Emraan Hashmi has now entered the league of actors who are charging more than Rs 10 crore per film. How would the equation work with Vishesh Films?
The world is not a static place. People change, evolve. I am not the same and neither is he. I have never felt that he should limit his flight to my understanding.
I was wrong when I advised him that it would be suicidal to play the role of Dawood Ibrahim in Once Upon A Time In Mumbaai. My protective parental instinct said that it would be bad for him to play the role of the most demonised terrorist in India but he had the guts to say no to me and he did it.
Even when he was nobody he had rejected films like Woh Lamhe and Dhokha. Today he is a force to reckon with. He isn't my destination neither am I his destination.Today, Kunal Khemu needs me more than Emraan Hashmi. And if you ask me, between Kunal Khemu and Emraan Hashmi whom do I support, I'll say Kunal Khemu, as Emraan is already a star.
Image: Emraan Hashmi and Esha Gupta in Jannat 2
'Emraan doesn't have to work only with us'
Vishesh Films is known for launching new talent. But was it a deliberate decision to not launch your own son and daughter?
No, the doors aren't shut on Sunny (Rahul Bhatt). It's just that he is too fussy. He was offered Kalyug and said no to it, he was offered a film by Pooja, he said no to that as well.
There is no need to obsessively weave a film only for him. I don't owe him a break. If he gets a break outside, so be it.
Aliya is lucky to get a break with Karan Johar. He is an A-grade filmmaker who has passion and who has the platform and makes the kind of movies that the masses like.

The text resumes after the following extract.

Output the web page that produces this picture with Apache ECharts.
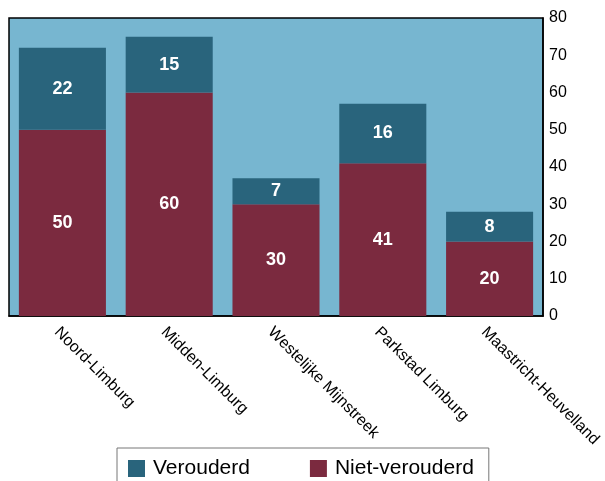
<!DOCTYPE html>
<html>
<head>
<meta charset="utf-8">
<script src="https://cdn.jsdelivr.net/npm/echarts@6/dist/echarts.min.js"></script>
<style>
  html, body { margin: 0; padding: 0; background: #fff; }
  #chart { width: 605px; height: 481px; }
</style>
</head>
<body>
<div id="chart"></div>
<script>
// Regions of Limburg and the number of (non-)outdated items per region
const regions = ['Noord-Limburg', 'Midden-Limburg', 'Westelijke Mijnstreek', 'Parkstad Limburg', 'Maastricht-Heuvelland'];
const verouderd = [22, 15, 7, 16, 8];
const nietVerouderd = [50, 60, 30, 41, 20];
const yTicks = { min: 0, max: 80, interval: 10 };

const font = 'Liberation Sans, Arial, sans-serif';
const segLabel = {
  show: true,
  position: 'inside',
  color: '#ffffff',
  fontWeight: 'bold',
  fontSize: 18,
  fontFamily: font
};

const chart = echarts.init(document.getElementById('chart'), null, { renderer: 'canvas' });
chart.setOption({
  animation: false,
  backgroundColor: '#ffffff',
  textStyle: { fontFamily: font },
  grid: {
    left: 9, right: 62, top: 18, bottom: 165,
    outerBoundsMode: 'none',
    containLabel: false,
    show: true,
    backgroundColor: '#77B6D0',
    borderColor: '#000000',
    borderWidth: 1.5
  },
  legend: {
    left: 117,
    top: 448,
    orient: 'horizontal',
    itemWidth: 17,
    itemHeight: 17,
    itemGap: 60,
    padding: [10, 15, 30, 11],
    borderColor: '#777777',
    borderWidth: 1,
    backgroundColor: '#ffffff',
    icon: 'rect',
    textStyle: { fontSize: 21, color: '#000000', fontFamily: font, padding: [0, 0, 0, 3] },
    data: ['Verouderd', 'Niet-verouderd']
  },
  xAxis: {
    type: 'category',
    data: regions,
    axisLine: { show: true, lineStyle: { color: '#000000', width: 1.5 } },
    axisTick: { show: false },
    axisLabel: {
      rotate: -45,
      margin: 8,
      verticalAlign: 'top',
      fontSize: 16,
      color: '#000000',
      fontFamily: font,
      interval: 0
    }
  },
  yAxis: {
    type: 'value',
    position: 'right',
    min: yTicks.min,
    max: yTicks.max,
    interval: yTicks.interval,
    splitLine: { show: false },
    axisLine: { show: true, lineStyle: { color: '#000000', width: 1.5 } },
    axisTick: { show: false },
    axisLabel: { margin: 6, fontSize: 16, color: '#000000', fontFamily: font }
  },
  series: [
    {
      name: 'Niet-verouderd',
      type: 'bar',
      stack: 'total',
      data: nietVerouderd,
      barCategoryGap: '18.5%',
      itemStyle: { color: '#7B2A3F' },
      label: segLabel
    },
    {
      name: 'Verouderd',
      type: 'bar',
      stack: 'total',
      data: verouderd,
      barCategoryGap: '18.5%',
      itemStyle: { color: '#29647C' },
      label: segLabel
    }
  ]
});
</script>
</body>
</html>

She is a young girl, just 18 years old, just out of school, and that's the right kind of vehicle for her. She didn't have to work towards it; it just happened.
Is there a chance of you getting back to direction?
It's been 11 years since I last directed. I am not a tired man but I am done with direction because I am aware that every person has a limited period of time. We sing a song, it gets accepted, but it has a wearing down period and the audience is continuously looking for a new experience, a new star and a new interpretation of life.
I think the young filmmakers are doing a good job.